L’affaire des Mistrals a mis en évidence l’incapacité de la France à résister aux pressions de ses alliés de l’OTAN, notamment des Etats-Unis. Cette soumission – du jamais vu depuis de Gaulle jusqu’à Sarkozy – est perçue avec une commisération teintée d’ironie par les Russes. Sur le portail d’informations et d’analyses politiques et stratégiques russes Odnako, le journaliste, écrivain et entrepreneur Dimitri Lekukh donne son point de vue sur cette affaire.
Voilà à quoi ressemble la honte nationale. Au sujet du marchandage héroïque des Français pour les Mistrals
Il est difficile de s’imaginer un exemple plus criant.
La République française naguère puissante et fière marchande puissamment et fièrement en priant les Russes de lui accorder un papier qui les autorise à revendre les porte-hélicoptère Mistrals et leur éviter la casse.
En fait il est impossible de s’imaginer un exemple plus parlant d’humiliation nationale.
La situation est très simple.
Cela n’a jamais été vraiment un secret pour personne que ces grandes boîtes métalliques flottantes n’ont jamais vraiment intéressé la Russie.
Elles n’étaient pas vraiment inutiles. N’importe quelle ferraille peut être correctement utilisées par un bon maître, comme on dit.
Mais la Fédération russe n’avait pas de nécessité extrême d’acquérir ce genre de navire, et ce pour une raison élémentaire et tristement banale : ses forces navales n’ont aucun objectif militaire pour lequel ce genre de navire ne soit absolument nécessaire.
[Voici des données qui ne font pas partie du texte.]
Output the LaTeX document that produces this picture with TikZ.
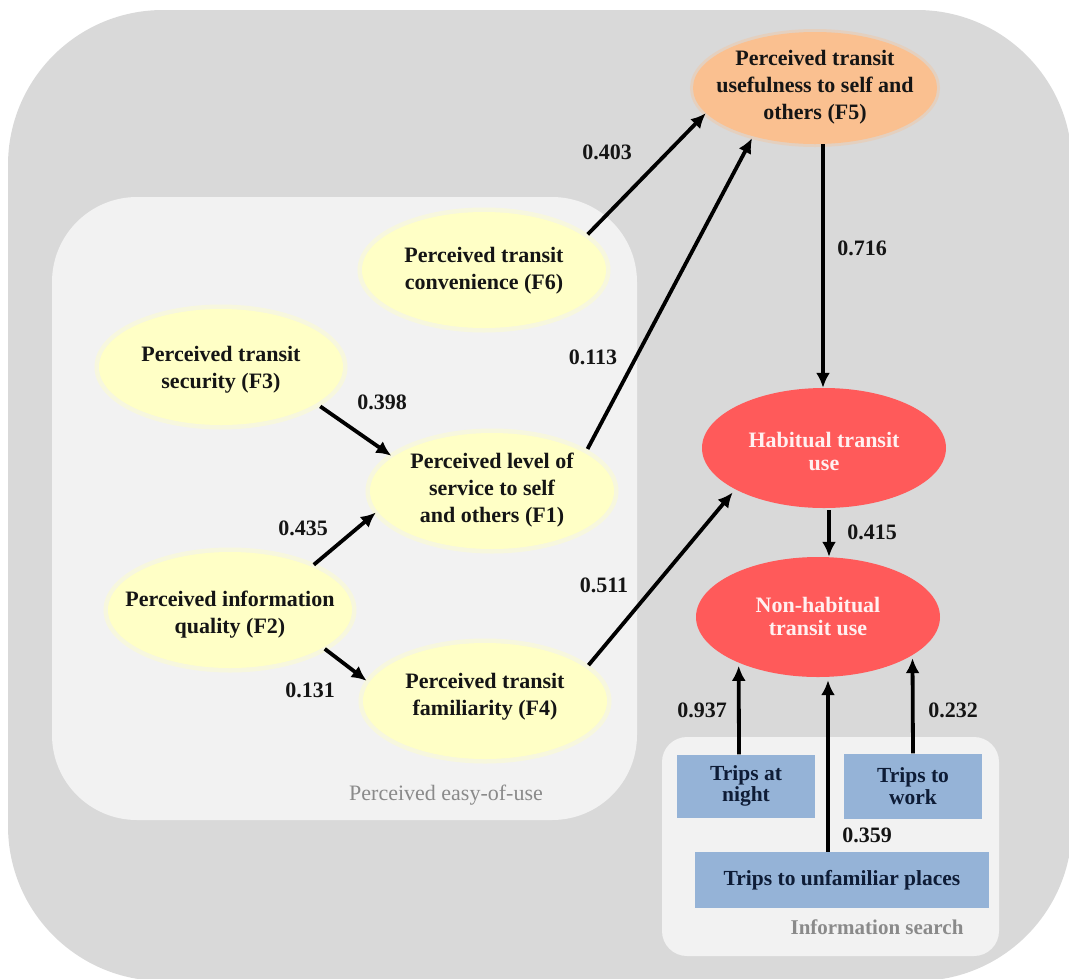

Nous n’avons pas de guerre coloniale actuellement et ne prévoyons à l’avenir de nous lier avec des autochtones quelconques. Quand aux objectifs de dissuasion nucléaire et aux opérations dans les eaux territoriales, il faut pour cela d’autres navires dont la Russie dispose.
Le problème était ailleurs.
Nous avions besoin des technologies, de centrales de navigation, de systèmes de gestion de combat.
Nous avions enfin besoin des technologies pour l’assemblage des navires à fort tonnage, que nous n’avions pu développer à cause du bazar dans nos entreprises pendant les « années 90 vrombissantes« , et qui ont même été en partie perdues en comparaison avec l’époque soviétique, qui soyons honnêtes, n’étaient pas vraiment brillantes sur ce point.
Tout le reste, y compris les magnifiques bateaux-géants qui se construisaient dans les docks français, n’étaient que du surplus. On les aura – tant mieux. Sinon, tant pis.
Voilà.
Le plus drôle dans tout cela, c’est qu’au stade de la conclusion du contrat la France a transmis à la partie russe toutes les technologies qui l’intéressaient, dont le très intéressant système [de gestion de combat] SENIT-9 http://fr.sputniknews.com/defense/20140430/201114181.html et deux autres. Tout simplement à cause des clauses du contrat, ce que les médias « mondiaux et libres » préfèrent taire honteusement.
Vous avez compris ?
C’est une telle humiliation sans précédent, que je manque moi-même de mots pour la qualifier : juste pour satisfaire les ambitions d’un type d’outre-mer, qui ensuite démontrera dans les clips [électoraux] destinés à sa population, combien il est fort, les Français ont transmis gratuitement à la Russie tous les documents qui l’intéressaient. Et ils sont obligés désormais de se battre comme des lions pour la dimension de la compensation qu’ils paieront pour cette transmission. Ce qui fait déjà bien rire tous les vendeurs professionnels d’armes et d’équipements militaires.
Il n’est pourtant pas exclu que sous les yeux ébahis de leur propre peuple, les dirigeants français devront, après avoir payé une importante compensation aux Russes, ferrailler ou couler à leurs frais ces navires dont la classe était il y a peu quasiment la principale fierté des constructeurs navals français.
Ces rustres d’Américains ont pour ce genre de situation un proverbe tout aussi malpoli : « bouffer sa propre merde à ses frais« . Il y a encore quelques décennies les gens de la bonne société se suicidaient après ce genre d’affaires.
Mais la « classe politique » française, qui d’une certaine façon, a vocation de servir à d’autres intérêts nationaux et souverains que ceux de leur propre pays, y est habituée.